Written request:
Up to and including the line with "ctx.fillText(panelTitle, area.left +", write out the listing from its first line, minus the pictures.
^^^^^^^^
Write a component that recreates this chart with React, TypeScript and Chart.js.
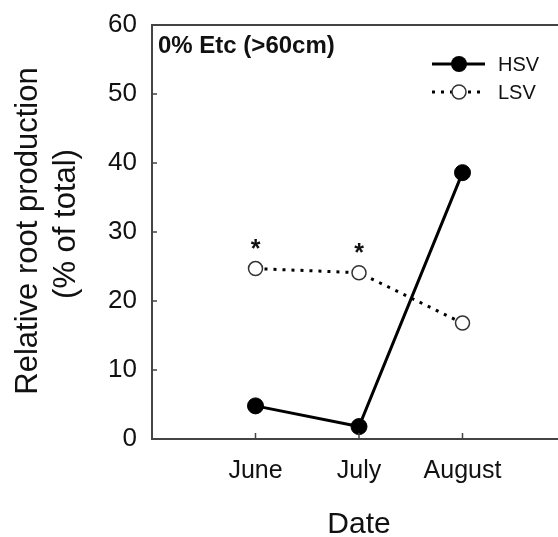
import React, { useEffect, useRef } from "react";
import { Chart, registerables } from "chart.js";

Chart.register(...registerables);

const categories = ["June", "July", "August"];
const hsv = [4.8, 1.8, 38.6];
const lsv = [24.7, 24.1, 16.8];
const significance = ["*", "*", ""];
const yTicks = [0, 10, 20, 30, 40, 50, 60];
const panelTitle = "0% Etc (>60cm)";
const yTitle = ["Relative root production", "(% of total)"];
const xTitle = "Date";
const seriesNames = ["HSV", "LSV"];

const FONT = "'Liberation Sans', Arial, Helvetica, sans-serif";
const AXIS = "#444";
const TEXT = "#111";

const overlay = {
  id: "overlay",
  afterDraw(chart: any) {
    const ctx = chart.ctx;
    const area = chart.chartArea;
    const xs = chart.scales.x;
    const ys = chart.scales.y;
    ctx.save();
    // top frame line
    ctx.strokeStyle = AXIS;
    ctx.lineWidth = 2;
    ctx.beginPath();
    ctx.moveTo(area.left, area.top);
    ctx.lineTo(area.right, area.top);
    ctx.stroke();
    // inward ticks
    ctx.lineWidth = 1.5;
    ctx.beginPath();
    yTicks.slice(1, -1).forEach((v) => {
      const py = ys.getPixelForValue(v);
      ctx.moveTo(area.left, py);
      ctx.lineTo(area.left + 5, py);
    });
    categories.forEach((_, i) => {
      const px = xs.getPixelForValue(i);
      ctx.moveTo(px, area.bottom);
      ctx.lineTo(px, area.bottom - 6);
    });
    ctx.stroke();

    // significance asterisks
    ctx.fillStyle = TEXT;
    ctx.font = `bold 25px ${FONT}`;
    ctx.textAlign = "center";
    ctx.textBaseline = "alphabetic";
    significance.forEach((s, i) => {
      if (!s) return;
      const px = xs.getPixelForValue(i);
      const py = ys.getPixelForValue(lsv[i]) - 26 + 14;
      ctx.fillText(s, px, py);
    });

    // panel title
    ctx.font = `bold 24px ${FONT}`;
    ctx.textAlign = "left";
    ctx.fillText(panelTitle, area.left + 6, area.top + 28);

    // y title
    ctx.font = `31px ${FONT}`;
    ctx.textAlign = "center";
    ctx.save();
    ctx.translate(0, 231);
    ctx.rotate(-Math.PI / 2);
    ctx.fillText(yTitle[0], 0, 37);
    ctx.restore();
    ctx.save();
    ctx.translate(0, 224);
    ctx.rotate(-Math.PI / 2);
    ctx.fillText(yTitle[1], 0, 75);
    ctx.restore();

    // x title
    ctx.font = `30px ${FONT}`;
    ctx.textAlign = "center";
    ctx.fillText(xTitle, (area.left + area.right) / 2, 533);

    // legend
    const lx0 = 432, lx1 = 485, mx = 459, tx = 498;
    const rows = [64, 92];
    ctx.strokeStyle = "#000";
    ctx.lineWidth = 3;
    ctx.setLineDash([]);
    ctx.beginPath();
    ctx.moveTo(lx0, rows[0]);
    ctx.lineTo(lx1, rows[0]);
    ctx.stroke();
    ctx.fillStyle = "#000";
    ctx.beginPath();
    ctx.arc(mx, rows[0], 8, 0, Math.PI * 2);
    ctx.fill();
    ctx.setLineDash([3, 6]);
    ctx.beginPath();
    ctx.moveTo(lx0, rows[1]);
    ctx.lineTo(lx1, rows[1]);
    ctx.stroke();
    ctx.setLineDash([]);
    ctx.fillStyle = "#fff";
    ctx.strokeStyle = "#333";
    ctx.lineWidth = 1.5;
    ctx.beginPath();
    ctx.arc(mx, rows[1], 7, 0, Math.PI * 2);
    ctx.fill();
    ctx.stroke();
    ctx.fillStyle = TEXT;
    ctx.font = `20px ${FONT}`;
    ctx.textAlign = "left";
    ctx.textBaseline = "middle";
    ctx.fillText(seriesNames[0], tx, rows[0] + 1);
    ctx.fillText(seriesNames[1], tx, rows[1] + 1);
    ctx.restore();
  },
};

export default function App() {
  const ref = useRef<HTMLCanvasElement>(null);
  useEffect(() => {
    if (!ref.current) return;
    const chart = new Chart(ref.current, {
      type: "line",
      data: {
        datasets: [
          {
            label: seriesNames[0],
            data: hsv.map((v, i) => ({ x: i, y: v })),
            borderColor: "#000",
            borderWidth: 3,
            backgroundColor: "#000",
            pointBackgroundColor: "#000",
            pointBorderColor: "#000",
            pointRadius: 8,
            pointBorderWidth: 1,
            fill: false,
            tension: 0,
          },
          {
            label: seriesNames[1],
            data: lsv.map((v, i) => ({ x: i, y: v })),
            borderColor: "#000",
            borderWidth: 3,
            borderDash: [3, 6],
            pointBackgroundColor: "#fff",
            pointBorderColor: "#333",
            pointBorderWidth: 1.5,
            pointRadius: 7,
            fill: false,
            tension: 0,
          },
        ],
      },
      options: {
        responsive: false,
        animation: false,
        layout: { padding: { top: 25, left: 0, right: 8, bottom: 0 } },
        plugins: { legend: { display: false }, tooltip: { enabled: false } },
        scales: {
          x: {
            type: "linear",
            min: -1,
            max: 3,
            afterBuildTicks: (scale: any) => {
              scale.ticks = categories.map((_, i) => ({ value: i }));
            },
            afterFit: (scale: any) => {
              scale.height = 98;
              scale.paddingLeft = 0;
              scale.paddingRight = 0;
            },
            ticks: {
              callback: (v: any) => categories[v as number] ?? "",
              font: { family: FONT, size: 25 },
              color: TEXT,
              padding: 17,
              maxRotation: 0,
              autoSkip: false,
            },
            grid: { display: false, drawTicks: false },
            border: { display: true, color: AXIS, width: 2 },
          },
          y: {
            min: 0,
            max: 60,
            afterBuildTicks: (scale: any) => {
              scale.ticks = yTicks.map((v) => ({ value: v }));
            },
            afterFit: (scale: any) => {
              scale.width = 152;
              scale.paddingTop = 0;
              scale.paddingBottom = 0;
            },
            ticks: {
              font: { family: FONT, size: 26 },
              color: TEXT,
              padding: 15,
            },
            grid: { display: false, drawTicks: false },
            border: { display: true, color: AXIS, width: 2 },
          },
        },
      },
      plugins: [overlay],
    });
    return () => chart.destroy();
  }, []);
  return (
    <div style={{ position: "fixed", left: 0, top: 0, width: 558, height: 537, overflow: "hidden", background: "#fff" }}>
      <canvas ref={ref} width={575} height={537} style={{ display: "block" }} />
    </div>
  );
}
^^^^^^^^
Answer to the task:
Write a component that recreates this chart with React, TypeScript and Chart.js.
import React, { useEffect, useRef } from "react";
import { Chart, registerables } from "chart.js";

Chart.register(...registerables);

const categories = ["June", "July", "August"];
const hsv = [4.8, 1.8, 38.6];
const lsv = [24.7, 24.1, 16.8];
const significance = ["*", "*", ""];
const yTicks = [0, 10, 20, 30, 40, 50, 60];
const panelTitle = "0% Etc (>60cm)";
const yTitle = ["Relative root production", "(% of total)"];
const xTitle = "Date";
const seriesNames = ["HSV", "LSV"];

const FONT = "'Liberation Sans', Arial, Helvetica, sans-serif";
const AXIS = "#444";
const TEXT = "#111";

const overlay = {
  id: "overlay",
  afterDraw(chart: any) {
    const ctx = chart.ctx;
    const area = chart.chartArea;
    const xs = chart.scales.x;
    const ys = chart.scales.y;
    ctx.save();
    // top frame line
    ctx.strokeStyle = AXIS;
    ctx.lineWidth = 2;
    ctx.beginPath();
    ctx.moveTo(area.left, area.top);
    ctx.lineTo(area.right, area.top);
    ctx.stroke();
    // inward ticks
    ctx.lineWidth = 1.5;
    ctx.beginPath();
    yTicks.slice(1, -1).forEach((v) => {
      const py = ys.getPixelForValue(v);
      ctx.moveTo(area.left, py);
      ctx.lineTo(area.left + 5, py);
    });
    categories.forEach((_, i) => {
      const px = xs.getPixelForValue(i);
      ctx.moveTo(px, area.bottom);
      ctx.lineTo(px, area.bottom - 6);
    });
    ctx.stroke();

    // significance asterisks
    ctx.fillStyle = TEXT;
    ctx.font = `bold 25px ${FONT}`;
    ctx.textAlign = "center";
    ctx.textBaseline = "alphabetic";
    significance.forEach((s, i) => {
      if (!s) return;
      const px = xs.getPixelForValue(i);
      const py = ys.getPixelForValue(lsv[i]) - 26 + 14;
      ctx.fillText(s, px, py);
    });

    // panel title
    ctx.font = `bold 24px ${FONT}`;
    ctx.textAlign = "left";
    ctx.fillText(panelTitle, area.left + 6, area.top + 28);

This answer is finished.